さて、筆者はドライブと Swarm でチェックインしてコインを稼ぐことが好きです。これらの趣味が組み合わさると、上で後半に挙げたような場所でチェックインする頻度が非常に高くなります。特に、交差点でチェックインできることを知った日からは頻度が異常に高くなりました*1。
公式アプリを用いた交差点でのチェックインを行う際の課題
しかし、交差点でチェックインするときに少し困ることがありました。一つ目は、Swarm で現在位置周辺の場所を列挙させても最初から交差点が出てくる場合は少ないので、キーボードで「交差点」と入力して検索する必要があることです。二つ目は、運よく目的の交差点が最初から画面に表示されていて検索の必要が無かった場合でも、以下の 3 つの操作を最低限行う必要があることです。
- 施設や場所の選択画面に遷移するためのボタンを押す
- チェックイン対象の交差点を選択するボタンを押す
- チェックインを作成するためのボタンを押す
これらの操作は画面をよく見てボタンを判別する必要があるため、手間がかかります。

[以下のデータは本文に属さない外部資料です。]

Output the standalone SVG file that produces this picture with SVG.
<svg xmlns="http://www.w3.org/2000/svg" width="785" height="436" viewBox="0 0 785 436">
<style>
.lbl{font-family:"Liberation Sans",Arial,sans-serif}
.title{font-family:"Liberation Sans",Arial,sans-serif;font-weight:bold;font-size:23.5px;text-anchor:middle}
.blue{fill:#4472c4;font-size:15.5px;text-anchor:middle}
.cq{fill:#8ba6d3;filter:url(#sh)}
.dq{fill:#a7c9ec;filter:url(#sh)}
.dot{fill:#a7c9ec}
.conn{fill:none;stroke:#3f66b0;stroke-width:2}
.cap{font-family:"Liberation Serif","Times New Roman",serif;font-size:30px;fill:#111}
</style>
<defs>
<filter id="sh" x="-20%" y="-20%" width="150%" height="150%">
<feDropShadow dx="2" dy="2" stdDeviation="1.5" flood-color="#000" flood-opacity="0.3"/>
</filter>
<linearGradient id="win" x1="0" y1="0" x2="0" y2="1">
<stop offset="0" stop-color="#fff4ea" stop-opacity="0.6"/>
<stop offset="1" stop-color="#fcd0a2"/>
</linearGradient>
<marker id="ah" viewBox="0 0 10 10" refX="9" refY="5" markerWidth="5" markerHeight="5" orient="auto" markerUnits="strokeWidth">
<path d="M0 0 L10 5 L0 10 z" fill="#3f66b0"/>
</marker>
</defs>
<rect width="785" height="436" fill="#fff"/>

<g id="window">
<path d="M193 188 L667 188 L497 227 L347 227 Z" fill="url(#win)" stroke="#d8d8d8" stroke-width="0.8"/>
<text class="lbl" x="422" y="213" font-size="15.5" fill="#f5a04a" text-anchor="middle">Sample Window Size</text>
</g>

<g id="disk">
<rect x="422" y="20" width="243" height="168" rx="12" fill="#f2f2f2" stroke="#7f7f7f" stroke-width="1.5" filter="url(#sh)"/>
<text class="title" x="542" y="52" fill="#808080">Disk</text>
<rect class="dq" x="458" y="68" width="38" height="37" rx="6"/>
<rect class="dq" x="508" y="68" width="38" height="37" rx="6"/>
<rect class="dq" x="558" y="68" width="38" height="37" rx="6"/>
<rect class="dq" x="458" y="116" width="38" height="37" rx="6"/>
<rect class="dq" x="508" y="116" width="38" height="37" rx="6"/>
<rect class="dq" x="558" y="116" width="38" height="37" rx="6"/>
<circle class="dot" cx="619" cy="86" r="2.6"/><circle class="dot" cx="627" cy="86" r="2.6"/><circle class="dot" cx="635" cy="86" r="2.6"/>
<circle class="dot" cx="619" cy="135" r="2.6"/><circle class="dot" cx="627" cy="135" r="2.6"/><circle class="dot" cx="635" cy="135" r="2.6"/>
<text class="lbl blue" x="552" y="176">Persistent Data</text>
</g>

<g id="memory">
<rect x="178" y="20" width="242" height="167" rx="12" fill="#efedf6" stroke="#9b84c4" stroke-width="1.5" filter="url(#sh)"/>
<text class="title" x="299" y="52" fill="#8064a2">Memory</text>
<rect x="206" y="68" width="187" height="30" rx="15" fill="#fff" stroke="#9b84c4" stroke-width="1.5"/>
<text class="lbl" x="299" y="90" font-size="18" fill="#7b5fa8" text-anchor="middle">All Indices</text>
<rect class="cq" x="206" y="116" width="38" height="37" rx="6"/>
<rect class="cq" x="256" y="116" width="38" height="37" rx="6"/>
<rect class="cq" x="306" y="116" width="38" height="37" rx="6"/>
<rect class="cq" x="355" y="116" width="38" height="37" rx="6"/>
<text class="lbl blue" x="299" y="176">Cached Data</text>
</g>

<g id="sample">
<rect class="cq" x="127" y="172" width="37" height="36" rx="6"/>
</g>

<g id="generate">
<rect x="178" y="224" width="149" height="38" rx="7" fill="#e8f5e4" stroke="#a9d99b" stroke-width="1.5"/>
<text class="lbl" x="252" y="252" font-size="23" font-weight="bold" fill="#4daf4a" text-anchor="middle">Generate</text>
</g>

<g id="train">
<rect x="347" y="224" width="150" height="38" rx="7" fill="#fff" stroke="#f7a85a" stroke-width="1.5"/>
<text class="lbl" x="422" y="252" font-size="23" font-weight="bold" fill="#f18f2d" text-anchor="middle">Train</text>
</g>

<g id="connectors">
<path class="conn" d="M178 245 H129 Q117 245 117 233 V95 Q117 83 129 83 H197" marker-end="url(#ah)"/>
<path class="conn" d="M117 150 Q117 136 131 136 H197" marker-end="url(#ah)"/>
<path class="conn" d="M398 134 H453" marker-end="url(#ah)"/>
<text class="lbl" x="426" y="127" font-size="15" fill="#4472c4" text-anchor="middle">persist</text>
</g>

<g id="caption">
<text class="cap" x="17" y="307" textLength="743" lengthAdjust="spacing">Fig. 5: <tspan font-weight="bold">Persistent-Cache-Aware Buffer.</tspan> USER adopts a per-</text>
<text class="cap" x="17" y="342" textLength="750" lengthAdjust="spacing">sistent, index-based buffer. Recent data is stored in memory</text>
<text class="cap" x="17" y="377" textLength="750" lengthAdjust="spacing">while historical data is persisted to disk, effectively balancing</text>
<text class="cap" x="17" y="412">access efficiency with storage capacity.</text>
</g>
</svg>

スマートフォン等は停車中であれば操作しても問題ありませんが*2、煩雑な操作をしていてつい夢中になってしまい、信号が青であることに気づかないようなことが起こるのは良いことではありません。
そこで、私は安全な交差点のチェックインを行うための Android アプリケーションを開発することにしました。
Interscheckin
Interscheckin は、交差点でのチェックインを補助するために作成された Swarm 利用者のための Android アプリケーションです。

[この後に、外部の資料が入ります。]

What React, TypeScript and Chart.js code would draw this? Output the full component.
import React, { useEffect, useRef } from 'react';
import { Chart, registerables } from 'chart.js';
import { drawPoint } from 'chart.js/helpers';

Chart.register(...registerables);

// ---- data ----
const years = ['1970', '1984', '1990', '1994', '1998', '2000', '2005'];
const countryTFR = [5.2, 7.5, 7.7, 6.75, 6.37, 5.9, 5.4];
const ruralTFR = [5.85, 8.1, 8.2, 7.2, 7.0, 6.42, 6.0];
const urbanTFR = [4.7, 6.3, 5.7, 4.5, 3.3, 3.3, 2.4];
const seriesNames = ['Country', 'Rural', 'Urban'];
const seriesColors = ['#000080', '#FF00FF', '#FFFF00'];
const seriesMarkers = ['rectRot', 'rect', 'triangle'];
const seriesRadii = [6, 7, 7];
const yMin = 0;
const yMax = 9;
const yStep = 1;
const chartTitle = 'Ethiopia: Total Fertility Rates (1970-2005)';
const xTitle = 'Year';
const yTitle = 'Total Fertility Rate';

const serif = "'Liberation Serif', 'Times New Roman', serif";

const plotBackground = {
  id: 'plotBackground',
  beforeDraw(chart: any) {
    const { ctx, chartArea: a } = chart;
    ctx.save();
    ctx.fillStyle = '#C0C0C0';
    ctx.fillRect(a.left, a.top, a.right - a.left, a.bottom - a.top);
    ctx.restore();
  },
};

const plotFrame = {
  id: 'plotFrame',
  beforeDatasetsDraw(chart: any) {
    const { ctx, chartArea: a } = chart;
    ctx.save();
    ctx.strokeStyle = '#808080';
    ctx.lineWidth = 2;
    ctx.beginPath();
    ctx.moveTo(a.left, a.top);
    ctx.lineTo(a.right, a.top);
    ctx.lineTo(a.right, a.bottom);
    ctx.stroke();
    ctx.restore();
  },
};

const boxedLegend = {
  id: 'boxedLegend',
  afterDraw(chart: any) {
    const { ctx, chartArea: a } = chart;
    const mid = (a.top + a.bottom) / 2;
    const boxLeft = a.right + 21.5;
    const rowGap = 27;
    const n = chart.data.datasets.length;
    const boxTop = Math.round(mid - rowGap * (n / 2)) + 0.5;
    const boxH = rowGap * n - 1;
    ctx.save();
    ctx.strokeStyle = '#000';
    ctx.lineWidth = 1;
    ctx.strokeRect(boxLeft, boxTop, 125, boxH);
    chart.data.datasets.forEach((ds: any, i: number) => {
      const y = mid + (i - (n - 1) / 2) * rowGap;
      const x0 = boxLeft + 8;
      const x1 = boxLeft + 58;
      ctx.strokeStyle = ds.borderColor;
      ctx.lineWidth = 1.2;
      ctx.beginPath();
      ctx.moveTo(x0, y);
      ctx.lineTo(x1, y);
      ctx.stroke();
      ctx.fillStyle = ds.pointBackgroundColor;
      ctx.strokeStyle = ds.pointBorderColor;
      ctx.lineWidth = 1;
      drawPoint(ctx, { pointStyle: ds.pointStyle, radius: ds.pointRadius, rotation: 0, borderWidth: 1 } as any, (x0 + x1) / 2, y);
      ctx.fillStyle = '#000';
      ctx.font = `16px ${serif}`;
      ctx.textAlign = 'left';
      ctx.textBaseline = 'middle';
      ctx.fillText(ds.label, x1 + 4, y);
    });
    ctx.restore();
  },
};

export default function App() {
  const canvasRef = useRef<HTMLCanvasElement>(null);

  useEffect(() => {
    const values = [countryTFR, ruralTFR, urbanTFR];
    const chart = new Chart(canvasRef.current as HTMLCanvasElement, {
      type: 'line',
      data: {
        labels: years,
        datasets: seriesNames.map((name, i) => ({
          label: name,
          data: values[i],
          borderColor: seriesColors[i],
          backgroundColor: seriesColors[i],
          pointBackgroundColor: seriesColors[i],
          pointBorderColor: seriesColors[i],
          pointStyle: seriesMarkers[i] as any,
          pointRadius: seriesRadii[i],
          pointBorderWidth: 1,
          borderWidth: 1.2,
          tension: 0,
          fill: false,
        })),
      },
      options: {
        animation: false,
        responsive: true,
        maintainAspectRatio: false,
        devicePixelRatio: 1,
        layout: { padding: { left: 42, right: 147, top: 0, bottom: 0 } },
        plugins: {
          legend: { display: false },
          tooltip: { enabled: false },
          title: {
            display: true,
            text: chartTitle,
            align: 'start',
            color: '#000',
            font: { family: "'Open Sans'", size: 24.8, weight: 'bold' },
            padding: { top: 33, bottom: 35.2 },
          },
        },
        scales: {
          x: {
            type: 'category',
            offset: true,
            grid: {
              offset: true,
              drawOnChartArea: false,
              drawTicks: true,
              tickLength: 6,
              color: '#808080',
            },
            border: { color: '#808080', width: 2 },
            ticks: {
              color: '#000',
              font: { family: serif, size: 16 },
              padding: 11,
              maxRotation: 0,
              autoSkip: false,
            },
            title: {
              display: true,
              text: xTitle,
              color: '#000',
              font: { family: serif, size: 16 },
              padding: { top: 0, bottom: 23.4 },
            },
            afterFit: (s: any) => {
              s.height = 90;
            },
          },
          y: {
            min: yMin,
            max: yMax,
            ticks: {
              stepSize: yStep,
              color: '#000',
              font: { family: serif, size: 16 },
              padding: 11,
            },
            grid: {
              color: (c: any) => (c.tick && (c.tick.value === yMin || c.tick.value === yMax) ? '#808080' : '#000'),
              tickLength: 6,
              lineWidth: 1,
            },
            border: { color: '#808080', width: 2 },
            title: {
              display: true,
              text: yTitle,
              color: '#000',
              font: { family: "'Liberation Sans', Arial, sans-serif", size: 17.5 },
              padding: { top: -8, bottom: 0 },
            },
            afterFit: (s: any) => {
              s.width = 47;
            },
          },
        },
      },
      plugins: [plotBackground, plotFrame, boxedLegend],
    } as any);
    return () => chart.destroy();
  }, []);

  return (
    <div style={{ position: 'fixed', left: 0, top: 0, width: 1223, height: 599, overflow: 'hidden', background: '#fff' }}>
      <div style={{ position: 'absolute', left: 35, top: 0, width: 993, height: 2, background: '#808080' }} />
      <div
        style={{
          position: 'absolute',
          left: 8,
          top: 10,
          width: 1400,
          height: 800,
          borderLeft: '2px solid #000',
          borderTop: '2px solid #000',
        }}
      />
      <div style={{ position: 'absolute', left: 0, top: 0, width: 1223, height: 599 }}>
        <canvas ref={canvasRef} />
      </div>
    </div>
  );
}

このアプリケーションでは、前述の課題を解決することを目標としています。
一つ目の課題であった「『交差点』と入力して検索する必要がある点」は、Interscheckin に「運転モード」というチェックボックスを用意することで解決できました。運転モードが有効化されていると、公式アプリで「交差点」まで入力して検索したときと同等の検索結果をいつでも表示させることができます。
二つ目の課題であった「チェックインをするために最低でも 3 回の操作をする必要がある」は、各場所を表す部分を長押しするだけでチェックインできるような操作を取り入れることで解決できました。
ダウンロード
build_apk.yml
で定義されている Workflow を実行すると Artifact としてビルド済み APK がアップロードされるようになっています。例えば、記事執筆時点で最新の APK は https://github.com/private-yusuke/interscheckin/actions/runs/3750231180 にある "outputs" をクリックすることでダウンロードできるようになっています*3。
Interscheckin で利用しているライブラリなど
だいたい以下のようなものを利用して作成されています。
- UI
- Foursquare が提供する API エンドポイントにアクセスするためのライブラリ
- Retrofit2(HTTP クライアント)
- Moshi(JSON デシリアイザ)
- テスト
- Dependency Injection
- Dagger2
- Hilt
また、この Android アプリケーションは開発の練習のための実験場として使っているという側面もあり、例えば CI で Instrumented test を走らせる試みをしています(無論、実際の開発現場では instrumented test を含めて自動的にテストするのは普通のことですが、その仕組みを自分の手で作ったことが無かったので試せて良かったと思っている)*4。GitHub Actions の macos-12
ランナーを利用してテストを実行しているのですが、4 回に 1 回ぐらいの確率で落ちるという超絶 flaky 状態なので、有識者の方がいらっしゃいましたら是非この Issue でコメントを残して頂けるとありがたいです。
おわりに
Interscheckin を開発することにより、簡単にチェックインができるようになりました。気になった方はぜひ利用してみてください!
また、このような私利私欲アプリケーションを作ってみると日常的に行う動作を補助できて大変楽しいので、みなさんも是非モバイルアプリの開発をしてみてください。
おまけ
ちなみに、他の私利私欲アプリの話をすると、(昔に作ったので中身はキレイではないですが)緊急警報放送をパースするための Android アプリケーション EWSParserApp もあります。NHK 総合で毎月 1 日正午に放送される「試験信号放送 〜緊急警報放送〜」に思いを馳せている方は、このアプリを起動してスマホのマイクで音を拾うと、流れている信号の内容を知ることができて面白いので試してみると良いかもしれません。